Comedy Central's "South Park" begins its 20th season on Wednesday night. Ahead of the episode, The Hollywood Reporter interviewed creators Matt Stone and Trey Parker as well as several others with varying degrees of affiliation with the show over its 19 seasons.
Here are five things we learned:
1. Isaac Hayes — who voiced the character Chef until it was rumored he'd quit the show after taking exception to a Season 9 episode satirizing Scientology — didn't actually leave on his own volition, according to his son, Isaac Hayes III.

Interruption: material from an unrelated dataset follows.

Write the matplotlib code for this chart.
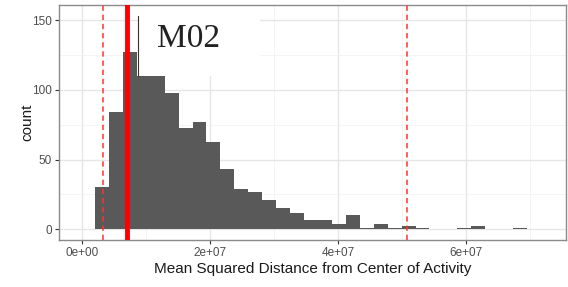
import numpy as np
import matplotlib
matplotlib.use('Agg')
import matplotlib.pyplot as plt
from matplotlib.ticker import FixedLocator

# histogram (31 bins)
bin_start = 2.08e6
bin_width = 2.176e6
counts = [30, 84, 127, 110, 110, 98, 73, 77, 63, 43, 29, 27, 21, 15, 12, 7,
          7, 4, 10, 1, 4, 1, 2, 1, 0, 0, 1, 2, 0, 0, 1]

# reference lines
lower_cut = 3.28e6
upper_cut = 50.74e6
subject_value = 7.03e6
label = 'M02'

x_ticks = [0, 2e7, 4e7, 6e7]
x_ticklabels = ['0e+00', '2e+07', '4e+07', '6e+07']
y_ticks = [0, 50, 100, 150]

plt.rcParams['font.family'] = ['Liberation Sans', 'DejaVu Sans']

fig = plt.figure(figsize=(5.68, 2.87), dpi=100)
ax = fig.add_axes([0.1039, 0.1638, 0.8920, 0.8188])

edges = bin_start + bin_width * np.arange(len(counts))
ax.bar(edges, counts, width=bin_width, align='edge', color='#595959',
       linewidth=0, zorder=3)

ax.set_xlim(-3.54e6, 75.57e6)
ax.set_ylim(-7.7, 161)

# white label box pasted over the grid, with a thin pointer line
ax.fill_between([8.84e6, 27.84e6], 110, 161, color='white', zorder=2, linewidth=0)
ax.plot([8.84e6, 8.84e6], [110, 153], color='#333333', lw=0.8, zorder=4)
ax.text(16.75e6, 130.9, label, family=['Liberation Serif', 'DejaVu Serif'],
        fontsize=24, color='#222222', ha='center', va='baseline', zorder=5)

ax.axvline(lower_cut, color='#ff3333', lw=1.1, ls=(0, (3.5, 2.5)), zorder=4)
ax.axvline(upper_cut, color='#ff3333', lw=1.1, ls=(0, (3.5, 2.5)), zorder=4)
ax.axvline(subject_value, color='#ff0000', lw=3.5, zorder=4)

ax.xaxis.set_major_locator(FixedLocator(x_ticks))
ax.xaxis.set_minor_locator(FixedLocator([1e7, 3e7, 5e7, 7e7]))
ax.set_xticklabels(x_ticklabels)
ax.yaxis.set_major_locator(FixedLocator(y_ticks))
ax.yaxis.set_minor_locator(FixedLocator([25, 75, 125]))

ax.grid(which='major', color='#e6e6e6', lw=1.0, zorder=0)
ax.grid(which='minor', color='#f2f2f2', lw=0.6, zorder=0)
ax.set_axisbelow(True)

for s in ax.spines.values():
    s.set_color('#8a8a8a')
    s.set_linewidth(1.0)

ax.tick_params(which='major', length=3, width=0.8, color='#333333',
               labelsize=8.5, labelcolor='#4d4d4d', pad=2)
ax.tick_params(which='minor', length=0)

ax.set_xlabel('Mean Squared Distance from Center of Activity', fontsize=11,
              color='#1a1a1a', labelpad=2)
ax.set_ylabel('count', fontsize=11, color='#1a1a1a')
ax.yaxis.set_label_coords(-0.049, 0.5)

fig.savefig('out.png', dpi=100)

"What happened was that in January 2006 my dad had a stroke and lost the ability to speak," Hayes III clarified. "He really didn't have that much comprehension, and he had to relearn to play the piano and a lot of different things. He was in no position to resign under his own knowledge. At the time, everybody around my father was involved in Scientology — his assistants, the core group of people. So someone quit 'South Park' on Isaac Hayes' behalf. We don't know who."
2. The show's pilot, "Cartman Gets an Anal Probe," took "60 or 70 days" to complete. "Every day we would be in Celluloid Studios in Denver — it was a slow time there," Stone said. "It was summer, so they just gave us the keys and we camped out there."
3. The band Primus recorded the theme song. And then a reluctant lead singer Les Claypool had to rerecord his vocals because Comedy Central said it was "too slow and not peppy enough."
"So they just sped it up and I redid my vocals," Claypool explained. "I believe I was playing Red Rocks [in Morrison, Colo.] and they sent one of their old high school chums up with a handheld tape recorder, and I just did my vocals into that."
4. Casa Bonita, a Mexican restaurant heavily featured in a Season 7 episode of the same name, is a real place.
"Four years ago, it came up for sale and we had 10 minutes of like, 'We should buy it,' because they do have a few things up there now where they're like, this is the 'South Park' Casa Bonita," Parker said. "There are people who go to Casa Bonita because of 'South Park.'"
5. Until relatively recently, Coloradans were the most ardent "South Park" critics.
"For a long time, Coloradans were the people and reporters who did not like us," Parker explained. "If you look back, reviews of the 'South Park' movie are almost 95 percent positive; the negatives were The Denver Post and the Rocky Mountain News."